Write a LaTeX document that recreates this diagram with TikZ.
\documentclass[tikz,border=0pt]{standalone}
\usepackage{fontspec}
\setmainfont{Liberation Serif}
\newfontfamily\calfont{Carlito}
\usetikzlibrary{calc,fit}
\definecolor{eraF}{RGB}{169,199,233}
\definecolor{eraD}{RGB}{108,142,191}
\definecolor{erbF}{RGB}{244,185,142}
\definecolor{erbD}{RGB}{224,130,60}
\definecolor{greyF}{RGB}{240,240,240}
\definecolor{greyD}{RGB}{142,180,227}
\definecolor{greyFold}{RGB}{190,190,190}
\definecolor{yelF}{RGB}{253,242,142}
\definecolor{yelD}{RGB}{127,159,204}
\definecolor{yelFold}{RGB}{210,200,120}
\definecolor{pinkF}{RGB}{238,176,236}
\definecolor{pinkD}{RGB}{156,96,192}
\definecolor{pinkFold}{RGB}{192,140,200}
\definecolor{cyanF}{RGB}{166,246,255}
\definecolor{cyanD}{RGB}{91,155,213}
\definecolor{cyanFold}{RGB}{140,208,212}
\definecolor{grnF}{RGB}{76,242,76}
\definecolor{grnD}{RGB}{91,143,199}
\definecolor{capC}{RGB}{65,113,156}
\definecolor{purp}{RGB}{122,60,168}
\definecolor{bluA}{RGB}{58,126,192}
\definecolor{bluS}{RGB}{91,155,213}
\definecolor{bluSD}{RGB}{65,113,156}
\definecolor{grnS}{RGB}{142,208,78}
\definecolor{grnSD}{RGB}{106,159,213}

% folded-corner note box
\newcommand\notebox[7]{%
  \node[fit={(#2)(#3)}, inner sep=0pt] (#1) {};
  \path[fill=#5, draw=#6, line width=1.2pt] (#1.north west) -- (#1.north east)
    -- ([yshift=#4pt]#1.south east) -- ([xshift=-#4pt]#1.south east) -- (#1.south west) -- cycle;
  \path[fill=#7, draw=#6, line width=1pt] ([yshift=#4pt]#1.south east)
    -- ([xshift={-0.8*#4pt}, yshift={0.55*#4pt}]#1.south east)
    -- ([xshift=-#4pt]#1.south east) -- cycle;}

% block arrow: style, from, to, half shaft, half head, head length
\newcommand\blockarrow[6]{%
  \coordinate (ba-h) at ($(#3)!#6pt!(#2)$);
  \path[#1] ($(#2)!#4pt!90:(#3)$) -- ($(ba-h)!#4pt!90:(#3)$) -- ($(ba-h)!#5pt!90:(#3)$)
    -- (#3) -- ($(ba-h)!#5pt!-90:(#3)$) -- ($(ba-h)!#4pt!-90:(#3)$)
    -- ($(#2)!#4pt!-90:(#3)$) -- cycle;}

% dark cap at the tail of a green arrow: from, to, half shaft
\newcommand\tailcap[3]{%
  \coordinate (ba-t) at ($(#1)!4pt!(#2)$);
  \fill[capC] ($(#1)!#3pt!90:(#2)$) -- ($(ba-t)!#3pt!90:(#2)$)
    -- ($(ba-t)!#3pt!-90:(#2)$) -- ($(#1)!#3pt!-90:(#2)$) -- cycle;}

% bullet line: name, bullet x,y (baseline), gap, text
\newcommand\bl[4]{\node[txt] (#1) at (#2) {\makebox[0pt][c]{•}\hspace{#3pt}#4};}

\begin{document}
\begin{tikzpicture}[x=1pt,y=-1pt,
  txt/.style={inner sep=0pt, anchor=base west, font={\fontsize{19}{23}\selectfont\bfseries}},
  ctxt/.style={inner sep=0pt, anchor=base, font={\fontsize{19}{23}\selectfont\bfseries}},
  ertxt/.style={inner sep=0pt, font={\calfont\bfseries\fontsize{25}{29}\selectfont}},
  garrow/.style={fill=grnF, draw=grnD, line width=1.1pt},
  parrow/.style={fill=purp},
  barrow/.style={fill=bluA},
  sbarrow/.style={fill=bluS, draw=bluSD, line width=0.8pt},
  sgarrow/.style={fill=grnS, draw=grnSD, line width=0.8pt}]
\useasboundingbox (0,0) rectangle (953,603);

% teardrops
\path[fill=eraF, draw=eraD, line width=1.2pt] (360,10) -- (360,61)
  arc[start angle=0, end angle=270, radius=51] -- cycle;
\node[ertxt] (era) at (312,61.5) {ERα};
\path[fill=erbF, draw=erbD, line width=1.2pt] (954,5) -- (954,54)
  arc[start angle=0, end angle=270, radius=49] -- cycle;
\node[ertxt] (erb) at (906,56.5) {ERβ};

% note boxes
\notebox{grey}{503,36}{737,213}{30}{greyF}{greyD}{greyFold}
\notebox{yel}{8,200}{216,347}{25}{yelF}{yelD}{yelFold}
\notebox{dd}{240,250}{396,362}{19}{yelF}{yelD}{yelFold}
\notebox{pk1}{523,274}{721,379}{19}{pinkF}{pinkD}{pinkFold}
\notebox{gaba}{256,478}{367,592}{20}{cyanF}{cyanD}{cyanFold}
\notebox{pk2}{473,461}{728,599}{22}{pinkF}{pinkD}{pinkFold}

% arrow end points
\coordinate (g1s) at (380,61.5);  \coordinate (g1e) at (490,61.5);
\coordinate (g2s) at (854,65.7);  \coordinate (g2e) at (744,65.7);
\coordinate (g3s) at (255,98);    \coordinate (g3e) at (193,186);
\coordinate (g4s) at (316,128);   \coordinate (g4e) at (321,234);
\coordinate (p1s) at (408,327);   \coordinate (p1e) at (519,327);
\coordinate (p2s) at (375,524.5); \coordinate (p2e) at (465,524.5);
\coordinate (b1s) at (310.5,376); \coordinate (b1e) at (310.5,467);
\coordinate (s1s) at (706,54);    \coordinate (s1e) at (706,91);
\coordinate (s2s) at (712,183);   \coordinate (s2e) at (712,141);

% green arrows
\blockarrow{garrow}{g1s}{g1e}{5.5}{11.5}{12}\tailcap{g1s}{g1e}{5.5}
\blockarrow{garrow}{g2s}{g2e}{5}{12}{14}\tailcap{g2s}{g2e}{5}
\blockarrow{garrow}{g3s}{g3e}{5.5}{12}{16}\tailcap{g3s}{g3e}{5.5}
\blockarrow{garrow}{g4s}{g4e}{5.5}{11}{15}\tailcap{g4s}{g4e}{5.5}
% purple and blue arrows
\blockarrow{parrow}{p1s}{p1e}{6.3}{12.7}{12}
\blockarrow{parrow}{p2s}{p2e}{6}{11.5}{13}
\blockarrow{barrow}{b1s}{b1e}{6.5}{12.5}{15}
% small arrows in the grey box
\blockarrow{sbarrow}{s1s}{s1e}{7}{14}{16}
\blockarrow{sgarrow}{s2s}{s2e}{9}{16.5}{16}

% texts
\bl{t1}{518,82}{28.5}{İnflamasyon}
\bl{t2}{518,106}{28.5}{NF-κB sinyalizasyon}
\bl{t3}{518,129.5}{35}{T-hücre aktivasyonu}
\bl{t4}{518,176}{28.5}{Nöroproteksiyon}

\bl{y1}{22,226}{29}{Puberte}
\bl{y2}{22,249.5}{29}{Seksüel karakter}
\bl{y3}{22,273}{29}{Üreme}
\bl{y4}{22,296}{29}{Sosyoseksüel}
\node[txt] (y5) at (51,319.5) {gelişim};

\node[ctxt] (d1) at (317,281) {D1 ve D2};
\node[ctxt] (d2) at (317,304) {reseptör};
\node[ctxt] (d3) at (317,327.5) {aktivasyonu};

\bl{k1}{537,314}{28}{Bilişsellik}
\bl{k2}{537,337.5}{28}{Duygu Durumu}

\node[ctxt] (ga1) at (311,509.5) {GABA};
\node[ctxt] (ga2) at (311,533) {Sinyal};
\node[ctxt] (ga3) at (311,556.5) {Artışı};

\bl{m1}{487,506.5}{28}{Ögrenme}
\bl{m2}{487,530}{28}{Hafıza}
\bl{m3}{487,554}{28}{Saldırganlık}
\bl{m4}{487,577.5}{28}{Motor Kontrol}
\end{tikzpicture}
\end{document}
* * *
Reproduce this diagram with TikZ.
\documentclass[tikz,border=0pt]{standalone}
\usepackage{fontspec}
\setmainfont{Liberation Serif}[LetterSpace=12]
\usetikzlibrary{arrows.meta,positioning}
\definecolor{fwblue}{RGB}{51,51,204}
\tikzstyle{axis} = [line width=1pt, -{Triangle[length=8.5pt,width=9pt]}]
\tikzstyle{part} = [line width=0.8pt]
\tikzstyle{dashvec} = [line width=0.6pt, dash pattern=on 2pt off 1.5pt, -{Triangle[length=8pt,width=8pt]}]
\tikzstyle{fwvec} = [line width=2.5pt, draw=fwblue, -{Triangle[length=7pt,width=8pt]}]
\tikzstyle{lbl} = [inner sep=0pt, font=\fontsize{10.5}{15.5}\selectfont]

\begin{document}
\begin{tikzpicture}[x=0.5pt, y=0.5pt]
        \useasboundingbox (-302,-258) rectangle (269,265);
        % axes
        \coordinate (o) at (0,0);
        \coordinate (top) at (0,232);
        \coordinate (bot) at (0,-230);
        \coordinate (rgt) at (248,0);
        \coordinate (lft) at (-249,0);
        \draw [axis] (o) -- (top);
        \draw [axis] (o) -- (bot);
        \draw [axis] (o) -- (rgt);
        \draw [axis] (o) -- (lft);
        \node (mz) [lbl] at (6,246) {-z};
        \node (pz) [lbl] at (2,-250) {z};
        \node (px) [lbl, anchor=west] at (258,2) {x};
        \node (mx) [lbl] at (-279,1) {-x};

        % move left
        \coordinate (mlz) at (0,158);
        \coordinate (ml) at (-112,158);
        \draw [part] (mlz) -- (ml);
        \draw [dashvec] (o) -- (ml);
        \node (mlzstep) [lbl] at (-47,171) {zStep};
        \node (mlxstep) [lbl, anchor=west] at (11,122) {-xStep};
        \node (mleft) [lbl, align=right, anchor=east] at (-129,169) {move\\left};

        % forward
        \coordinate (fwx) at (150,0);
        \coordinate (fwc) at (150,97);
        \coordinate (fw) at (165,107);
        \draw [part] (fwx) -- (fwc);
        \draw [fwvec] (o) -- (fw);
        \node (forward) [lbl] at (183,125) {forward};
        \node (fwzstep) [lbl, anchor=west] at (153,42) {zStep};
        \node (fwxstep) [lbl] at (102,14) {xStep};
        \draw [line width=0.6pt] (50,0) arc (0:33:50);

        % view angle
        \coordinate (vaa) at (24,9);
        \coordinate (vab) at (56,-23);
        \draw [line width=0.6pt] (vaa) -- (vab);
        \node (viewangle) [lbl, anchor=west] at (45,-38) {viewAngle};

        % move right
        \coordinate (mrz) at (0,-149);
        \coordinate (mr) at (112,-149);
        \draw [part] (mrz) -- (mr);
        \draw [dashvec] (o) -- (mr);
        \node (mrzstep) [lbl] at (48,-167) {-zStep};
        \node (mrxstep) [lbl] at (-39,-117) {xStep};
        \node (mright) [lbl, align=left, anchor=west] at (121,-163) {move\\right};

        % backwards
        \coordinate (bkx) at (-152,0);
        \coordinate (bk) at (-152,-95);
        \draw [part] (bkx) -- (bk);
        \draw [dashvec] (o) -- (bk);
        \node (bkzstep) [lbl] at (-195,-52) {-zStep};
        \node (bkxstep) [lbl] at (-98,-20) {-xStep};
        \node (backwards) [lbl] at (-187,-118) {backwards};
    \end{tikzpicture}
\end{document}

[Given request]: Your task is to reproduce exactly the lines beginning at the line containing "Reproduce this diagram with TikZ." and ending at the line containing "[lbl, align=right, anchor=east]", inclusive.

[Complete response]:
Reproduce this diagram with TikZ.
\documentclass[tikz,border=0pt]{standalone}
\usepackage{fontspec}
\setmainfont{Liberation Serif}[LetterSpace=12]
\usetikzlibrary{arrows.meta,positioning}
\definecolor{fwblue}{RGB}{51,51,204}
\tikzstyle{axis} = [line width=1pt, -{Triangle[length=8.5pt,width=9pt]}]
\tikzstyle{part} = [line width=0.8pt]
\tikzstyle{dashvec} = [line width=0.6pt, dash pattern=on 2pt off 1.5pt, -{Triangle[length=8pt,width=8pt]}]
\tikzstyle{fwvec} = [line width=2.5pt, draw=fwblue, -{Triangle[length=7pt,width=8pt]}]
\tikzstyle{lbl} = [inner sep=0pt, font=\fontsize{10.5}{15.5}\selectfont]

\begin{document}
\begin{tikzpicture}[x=0.5pt, y=0.5pt]
        \useasboundingbox (-302,-258) rectangle (269,265);
        % axes
        \coordinate (o) at (0,0);
        \coordinate (top) at (0,232);
        \coordinate (bot) at (0,-230);
        \coordinate (rgt) at (248,0);
        \coordinate (lft) at (-249,0);
        \draw [axis] (o) -- (top);
        \draw [axis] (o) -- (bot);
        \draw [axis] (o) -- (rgt);
        \draw [axis] (o) -- (lft);
        \node (mz) [lbl] at (6,246) {-z};
        \node (pz) [lbl] at (2,-250) {z};
        \node (px) [lbl, anchor=west] at (258,2) {x};
        \node (mx) [lbl] at (-279,1) {-x};

        % move left
        \coordinate (mlz) at (0,158);
        \coordinate (ml) at (-112,158);
        \draw [part] (mlz) -- (ml);
        \draw [dashvec] (o) -- (ml);
        \node (mlzstep) [lbl] at (-47,171) {zStep};
        \node (mlxstep) [lbl, anchor=west] at (11,122) {-xStep};
        \node (mleft) [lbl, align=right, anchor=east] at (-129,169) {move\\left};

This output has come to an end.